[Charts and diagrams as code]
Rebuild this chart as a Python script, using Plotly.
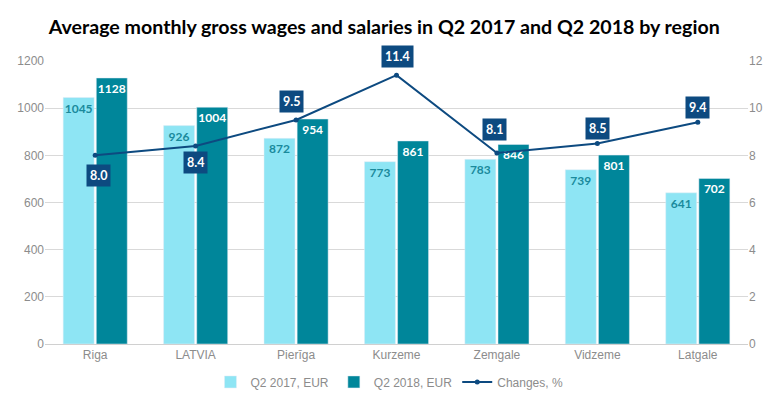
import plotly.graph_objects as go

regions = ["Riga", "LATVIA", "Pierīga", "Kurzeme", "Zemgale", "Vidzeme", "Latgale"]
wages_2017 = [1045, 926, 872, 773, 783, 739, 641]
wages_2018 = [1128, 1004, 954, 861, 846, 801, 702]
changes = [8.0, 8.4, 9.5, 11.4, 8.1, 8.5, 9.4]
left_ticks = [0, 200, 400, 600, 800, 1000, 1200]
right_ticks = [0, 2, 4, 6, 8, 10, 12]

# label offsets (pixels) for change labels
label_dx = [3, 0, -5, 1, -2, 0, 0]
label_dy = [20, 17, -18, -19, -23, -15, -15]

LIGHT = "#8ee5f4"
DARK = "#00869a"
NAVY = "#0d4a80"
LABEL_FONT = "Lato"

fig = go.Figure()
fig.add_trace(go.Bar(
    x=regions, y=wages_2017, name="Q2 2017, EUR", marker_color=LIGHT,
    text=[str(v) for v in wages_2017], textposition="inside", insidetextanchor="end",
    textfont=dict(color="#1a8a9c", size=12, family=LABEL_FONT, weight="bold"),
    textangle=0, cliponaxis=False,
))
fig.add_trace(go.Bar(
    x=regions, y=wages_2018, name="Q2 2018, EUR", marker_color=DARK,
    text=[str(v) for v in wages_2018], textposition="inside", insidetextanchor="end",
    textfont=dict(color="white", size=12, family=LABEL_FONT, weight="bold"),
    textangle=0, cliponaxis=False,
))
fig.add_trace(go.Scatter(
    x=regions, y=changes, name="Changes, %", yaxis="y2", mode="lines+markers",
    line=dict(color=NAVY, width=2), marker=dict(color=NAVY, size=5),
))

for r, c, dx, dy in zip(regions, changes, label_dx, label_dy):
    fig.add_annotation(
        x=r, y=c, xref="x", yref="y2", text=f"{c:.1f}", showarrow=False,
        xshift=dx, yshift=-dy, bgcolor=NAVY, borderpad=3,
        font=dict(color="white", size=12.5, family=LABEL_FONT, weight="bold"),
    )

# the page body has an 8px default margin, so the figure is drawn 8px in
fig.update_layout(
    width=771, height=391,
    margin=dict(l=37, r=31, t=53, b=55, autoexpand=False),
    paper_bgcolor="white", plot_bgcolor="white",
    barmode="group", bargap=0.34, bargroupgap=0.065,
    uniformtext=dict(minsize=12, mode="show"),
    title=dict(text="Average monthly gross wages and salaries in Q2 2017 and Q2 2018 by region",
               x=0.488, xanchor="center", y=0.951, yanchor="middle",
               font=dict(family="Lato", size=19.6, color="black", weight="bold")),
    font=dict(family="Liberation Sans", size=12, color="#8c8c8c"),
    xaxis=dict(showline=True, linecolor="#d0d0d0", linewidth=1, ticks="", automargin=False,
               tickfont=dict(size=12, color="#8c8c8c")),
    yaxis=dict(range=[0, 1200], tickvals=left_ticks, showgrid=True, gridcolor="#d9d9d9",
               zeroline=False, ticks="", automargin=False, tickfont=dict(size=12, color="#8c8c8c")),
    yaxis2=dict(range=[0, 12], tickvals=right_ticks, overlaying="y", side="right",
                showgrid=False, zeroline=False, ticks="", automargin=False,
                tickfont=dict(size=12, color="#8c8c8c")),
    legend=dict(orientation="h", x=0.49, xanchor="center", y=-0.134, yanchor="middle",
                font=dict(size=12, color="#8c8c8c"), itemwidth=30, tracegroupgap=0),
)

fig.write_html("out.html")
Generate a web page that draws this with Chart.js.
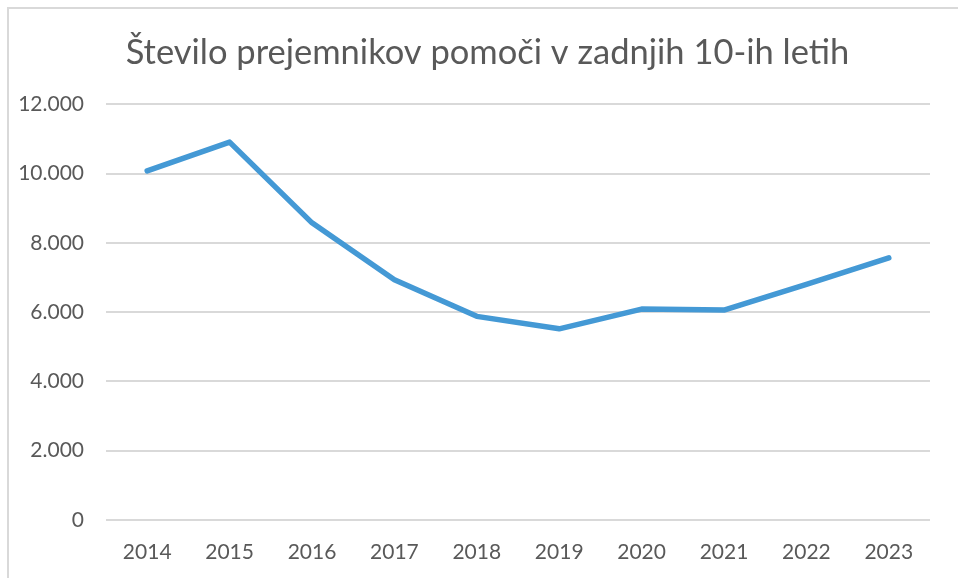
<!DOCTYPE html>
<html>
<head>
<meta charset="utf-8">
<script src="https://cdn.jsdelivr.net/npm/chart.js@4"></script>
<style>
  html, body { margin: 0; padding: 0; background: #fff; }
  #wrap { width: 958px; height: 578px; }
</style>
</head>
<body>
<div id="wrap"><canvas id="lineChart" width="958" height="578"></canvas></div>
<script>
// data
let years = ["2014", "2015", "2016", "2017", "2018", "2019", "2020", "2021", "2022", "2023"];
let recipients = [10080, 10910, 8580, 6940, 5880, 5520, 6090, 6060, 6800, 7570];
let yTicks = [0, 2000, 4000, 6000, 8000, 10000, 12000];
let chartTitle = "Število prejemnikov pomoči v zadnjih 10-ih letih";

let textColor = '#595959';
let gridColor = '#d9d9d9';

// light frame round the chart, like the Excel chart box
let framePlugin = {
    id: 'frame',
    afterLayout: function (chart) {
        // let the y labels use the space left of the padding (labels are clipped to the scale box)
        chart.scales.y.left = 0;
    },
    beforeDraw: function (chart) {
        let c = chart.ctx;
        c.save();
        c.strokeStyle = '#d9d9d9';
        c.lineWidth = 2;
        c.strokeRect(8, 8, 1200, 1200);
        c.restore();
    }
};

let ctxL = document.getElementById("lineChart").getContext('2d');
let myLineChart = new Chart(ctxL, {
    type: 'line',
    data: {
        labels: years,
        datasets: [{
            label: "Prejemniki",
            data: recipients,
            borderColor: '#4499d5',
            backgroundColor: '#4499d5',
            borderWidth: 5.5,
            borderCapStyle: 'round',
            borderJoinStyle: 'round',
            pointRadius: 0,
            tension: 0
        }]
    },
    options: {
        responsive: false,
        animation: false,
        layout: {
            padding: { left: 45, right: 28, top: 0, bottom: 15 }
        },
        plugins: {
            legend: { display: false },
            tooltip: { enabled: false },
            title: {
                display: true,
                text: chartTitle,
                color: textColor,
                font: { family: 'Lato', size: 34.5, weight: 'normal' },
                padding: { top: 32, bottom: 31 }
            }
        },
        scales: {
            x: {
                offset: true,
                afterFit: function (scale) { scale.height = 43; },
                grid: { display: false, drawTicks: false },
                border: { display: false },
                ticks: {
                    color: textColor,
                    font: { family: 'Lato', size: 21 },
                    padding: 20,
                    maxRotation: 0
                }
            },
            y: {
                min: yTicks[0],
                max: yTicks[yTicks.length - 1],
                afterFit: function (scale) { scale.width = 61; },
                afterBuildTicks: function (scale) {
                    scale.ticks = yTicks.map(v => ({ value: v }));
                },
                grid: { color: gridColor, lineWidth: 2, drawTicks: false },
                border: { display: false },
                ticks: {
                    color: textColor,
                    font: { family: 'Lato', size: 21 },
                    padding: 22,
                    callback: function (v) {
                        return String(v).replace(/\B(?=(\d{3})+(?!\d))/g, '.');
                    }
                }
            }
        }
    },
    plugins: [framePlugin]
});
</script>
</body>
</html>
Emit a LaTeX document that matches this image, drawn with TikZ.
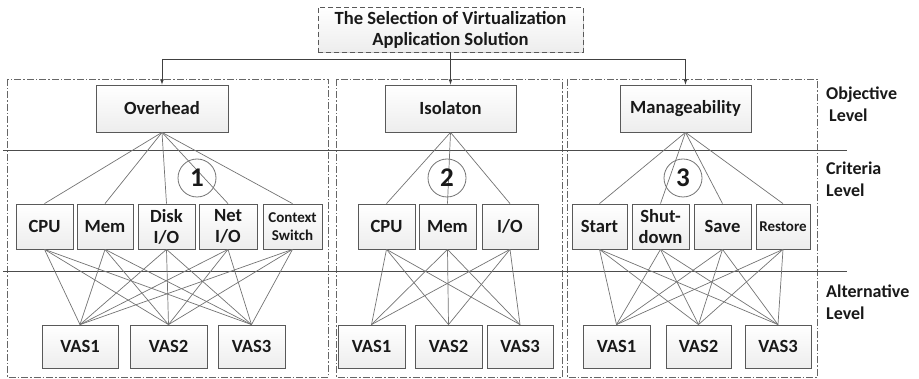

— Instructions for the task —
Go through the material line by line. Show each line that contains the string "drawn".

— Result —
# the page body has an 8px default margin, so the figure is drawn 8px in
Emit a LaTeX document that matches this image, drawn with TikZ.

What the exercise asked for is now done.